#### Prompt
Leave out the pictures; transcribe all else exactly.

#### Information shown
◆ ◆ ◆ ◆ ◆

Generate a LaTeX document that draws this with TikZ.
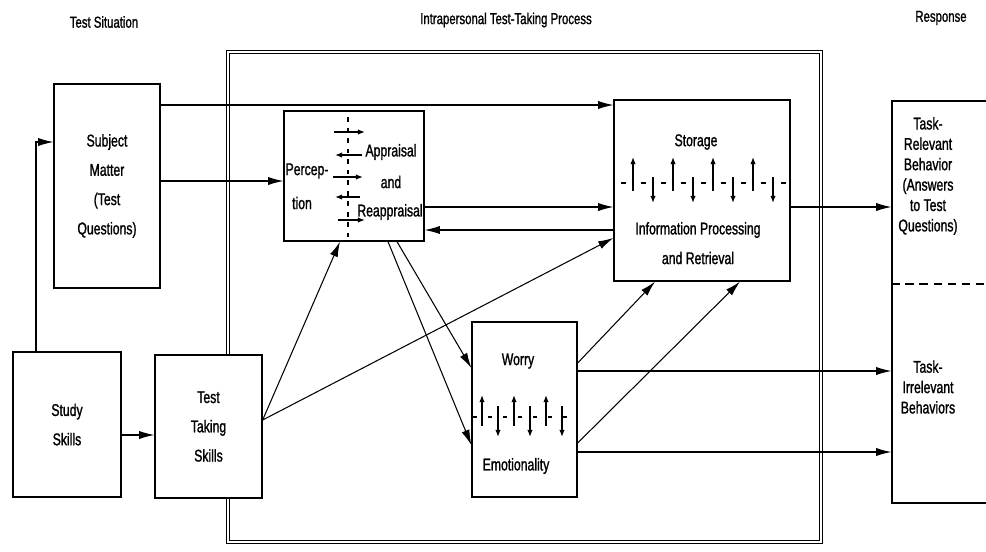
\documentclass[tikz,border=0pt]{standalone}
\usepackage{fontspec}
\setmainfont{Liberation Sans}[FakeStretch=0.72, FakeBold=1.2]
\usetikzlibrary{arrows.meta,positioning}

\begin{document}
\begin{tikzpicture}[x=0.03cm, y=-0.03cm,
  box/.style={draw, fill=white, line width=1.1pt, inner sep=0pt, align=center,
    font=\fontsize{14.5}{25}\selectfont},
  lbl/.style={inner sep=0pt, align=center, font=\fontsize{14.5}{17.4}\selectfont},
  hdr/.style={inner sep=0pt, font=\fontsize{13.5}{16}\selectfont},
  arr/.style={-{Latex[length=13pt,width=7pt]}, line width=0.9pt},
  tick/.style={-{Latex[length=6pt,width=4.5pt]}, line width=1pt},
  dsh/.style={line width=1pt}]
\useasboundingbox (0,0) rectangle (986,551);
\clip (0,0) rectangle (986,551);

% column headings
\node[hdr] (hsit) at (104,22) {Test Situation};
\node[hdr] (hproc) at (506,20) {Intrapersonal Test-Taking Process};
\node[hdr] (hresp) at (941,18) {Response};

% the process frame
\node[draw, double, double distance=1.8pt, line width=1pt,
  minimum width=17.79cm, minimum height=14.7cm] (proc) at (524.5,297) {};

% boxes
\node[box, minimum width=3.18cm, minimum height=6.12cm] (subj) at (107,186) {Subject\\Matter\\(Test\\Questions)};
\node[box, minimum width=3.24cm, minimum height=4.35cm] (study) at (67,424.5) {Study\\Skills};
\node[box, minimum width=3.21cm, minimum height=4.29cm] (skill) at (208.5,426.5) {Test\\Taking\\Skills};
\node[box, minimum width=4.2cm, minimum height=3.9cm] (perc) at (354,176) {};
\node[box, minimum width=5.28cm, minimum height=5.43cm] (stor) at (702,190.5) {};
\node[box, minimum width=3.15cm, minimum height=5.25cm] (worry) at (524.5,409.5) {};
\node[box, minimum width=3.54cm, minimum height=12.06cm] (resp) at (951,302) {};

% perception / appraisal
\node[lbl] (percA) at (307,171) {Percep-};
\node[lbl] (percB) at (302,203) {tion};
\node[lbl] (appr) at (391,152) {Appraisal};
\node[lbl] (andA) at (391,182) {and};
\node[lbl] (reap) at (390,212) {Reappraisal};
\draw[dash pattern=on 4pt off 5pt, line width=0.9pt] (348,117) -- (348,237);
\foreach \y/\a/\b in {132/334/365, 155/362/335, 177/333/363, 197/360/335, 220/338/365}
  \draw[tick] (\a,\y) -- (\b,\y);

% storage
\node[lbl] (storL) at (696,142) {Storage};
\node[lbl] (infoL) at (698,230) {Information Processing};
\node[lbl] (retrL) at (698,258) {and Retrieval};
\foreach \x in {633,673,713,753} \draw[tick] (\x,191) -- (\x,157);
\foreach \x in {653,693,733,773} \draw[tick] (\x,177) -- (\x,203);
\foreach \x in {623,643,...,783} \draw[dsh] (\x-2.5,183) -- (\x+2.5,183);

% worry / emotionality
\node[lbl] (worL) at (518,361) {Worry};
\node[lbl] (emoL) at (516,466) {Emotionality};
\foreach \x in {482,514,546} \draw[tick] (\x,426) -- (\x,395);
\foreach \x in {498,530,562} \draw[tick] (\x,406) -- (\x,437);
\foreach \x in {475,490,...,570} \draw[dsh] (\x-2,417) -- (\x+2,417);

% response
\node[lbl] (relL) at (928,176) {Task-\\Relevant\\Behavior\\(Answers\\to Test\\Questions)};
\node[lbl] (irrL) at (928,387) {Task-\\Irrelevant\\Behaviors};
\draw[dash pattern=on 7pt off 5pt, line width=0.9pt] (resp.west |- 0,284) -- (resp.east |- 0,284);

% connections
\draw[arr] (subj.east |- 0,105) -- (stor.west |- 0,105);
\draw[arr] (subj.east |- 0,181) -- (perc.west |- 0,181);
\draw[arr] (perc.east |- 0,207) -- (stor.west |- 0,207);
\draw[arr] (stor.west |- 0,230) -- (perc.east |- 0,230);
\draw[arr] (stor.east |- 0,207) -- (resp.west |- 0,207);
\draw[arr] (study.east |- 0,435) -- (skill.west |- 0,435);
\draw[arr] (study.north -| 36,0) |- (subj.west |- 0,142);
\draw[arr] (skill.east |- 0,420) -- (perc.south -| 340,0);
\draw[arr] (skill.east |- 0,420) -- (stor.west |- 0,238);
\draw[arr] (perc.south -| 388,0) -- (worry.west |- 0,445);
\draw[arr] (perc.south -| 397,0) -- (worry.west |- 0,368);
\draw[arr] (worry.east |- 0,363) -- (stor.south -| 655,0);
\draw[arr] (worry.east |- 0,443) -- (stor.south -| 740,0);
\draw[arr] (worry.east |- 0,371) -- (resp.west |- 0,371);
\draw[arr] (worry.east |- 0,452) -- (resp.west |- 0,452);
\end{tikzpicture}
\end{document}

◆ ◆ ◆ ◆ ◆

#### The reply
Generate a LaTeX document that draws this with TikZ.
\documentclass[tikz,border=0pt]{standalone}
\usepackage{fontspec}
\setmainfont{Liberation Sans}[FakeStretch=0.72, FakeBold=1.2]
\usetikzlibrary{arrows.meta,positioning}

\begin{document}
\begin{tikzpicture}[x=0.03cm, y=-0.03cm,
  box/.style={draw, fill=white, line width=1.1pt, inner sep=0pt, align=center,
    font=\fontsize{14.5}{25}\selectfont},
  lbl/.style={inner sep=0pt, align=center, font=\fontsize{14.5}{17.4}\selectfont},
  hdr/.style={inner sep=0pt, font=\fontsize{13.5}{16}\selectfont},
  arr/.style={-{Latex[length=13pt,width=7pt]}, line width=0.9pt},
  tick/.style={-{Latex[length=6pt,width=4.5pt]}, line width=1pt},
  dsh/.style={line width=1pt}]
\useasboundingbox (0,0) rectangle (986,551);
\clip (0,0) rectangle (986,551);

% column headings
\node[hdr] (hsit) at (104,22) {Test Situation};
\node[hdr] (hproc) at (506,20) {Intrapersonal Test-Taking Process};
\node[hdr] (hresp) at (941,18) {Response};

% the process frame
\node[draw, double, double distance=1.8pt, line width=1pt,
  minimum width=17.79cm, minimum height=14.7cm] (proc) at (524.5,297) {};

% boxes
\node[box, minimum width=3.18cm, minimum height=6.12cm] (subj) at (107,186) {Subject\\Matter\\(Test\\Questions)};
\node[box, minimum width=3.24cm, minimum height=4.35cm] (study) at (67,424.5) {Study\\Skills};
\node[box, minimum width=3.21cm, minimum height=4.29cm] (skill) at (208.5,426.5) {Test\\Taking\\Skills};
\node[box, minimum width=4.2cm, minimum height=3.9cm] (perc) at (354,176) {};
\node[box, minimum width=5.28cm, minimum height=5.43cm] (stor) at (702,190.5) {};
\node[box, minimum width=3.15cm, minimum height=5.25cm] (worry) at (524.5,409.5) {};
\node[box, minimum width=3.54cm, minimum height=12.06cm] (resp) at (951,302) {};

% perception / appraisal
\node[lbl] (percA) at (307,171) {Percep-};
\node[lbl] (percB) at (302,203) {tion};
\node[lbl] (appr) at (391,152) {Appraisal};
\node[lbl] (andA) at (391,182) {and};
\node[lbl] (reap) at (390,212) {Reappraisal};
\draw[dash pattern=on 4pt off 5pt, line width=0.9pt] (348,117) -- (348,237);
\foreach \y/\a/\b in {132/334/365, 155/362/335, 177/333/363, 197/360/335, 220/338/365}
  \draw[tick] (\a,\y) -- (\b,\y);

% storage
\node[lbl] (storL) at (696,142) {Storage};
\node[lbl] (infoL) at (698,230) {Information Processing};
\node[lbl] (retrL) at (698,258) {and Retrieval};
\foreach \x in {633,673,713,753} \draw[tick] (\x,191) -- (\x,157);
\foreach \x in {653,693,733,773} \draw[tick] (\x,177) -- (\x,203);
\foreach \x in {623,643,...,783} \draw[dsh] (\x-2.5,183) -- (\x+2.5,183);

% worry / emotionality
\node[lbl] (worL) at (518,361) {Worry};
\node[lbl] (emoL) at (516,466) {Emotionality};
\foreach \x in {482,514,546} \draw[tick] (\x,426) -- (\x,395);
\foreach \x in {498,530,562} \draw[tick] (\x,406) -- (\x,437);
\foreach \x in {475,490,...,570} \draw[dsh] (\x-2,417) -- (\x+2,417);

% response
\node[lbl] (relL) at (928,176) {Task-\\Relevant\\Behavior\\(Answers\\to Test\\Questions)};
\node[lbl] (irrL) at (928,387) {Task-\\Irrelevant\\Behaviors};
\draw[dash pattern=on 7pt off 5pt, line width=0.9pt] (resp.west |- 0,284) -- (resp.east |- 0,284);

% connections
\draw[arr] (subj.east |- 0,105) -- (stor.west |- 0,105);
\draw[arr] (subj.east |- 0,181) -- (perc.west |- 0,181);
\draw[arr] (perc.east |- 0,207) -- (stor.west |- 0,207);
\draw[arr] (stor.west |- 0,230) -- (perc.east |- 0,230);
\draw[arr] (stor.east |- 0,207) -- (resp.west |- 0,207);
\draw[arr] (study.east |- 0,435) -- (skill.west |- 0,435);
\draw[arr] (study.north -| 36,0) |- (subj.west |- 0,142);
\draw[arr] (skill.east |- 0,420) -- (perc.south -| 340,0);
\draw[arr] (skill.east |- 0,420) -- (stor.west |- 0,238);
\draw[arr] (perc.south -| 388,0) -- (worry.west |- 0,445);
\draw[arr] (perc.south -| 397,0) -- (worry.west |- 0,368);
\draw[arr] (worry.east |- 0,363) -- (stor.south -| 655,0);
\draw[arr] (worry.east |- 0,443) -- (stor.south -| 740,0);
\draw[arr] (worry.east |- 0,371) -- (resp.west |- 0,371);
\draw[arr] (worry.east |- 0,452) -- (resp.west |- 0,452);
\end{tikzpicture}
\end{document}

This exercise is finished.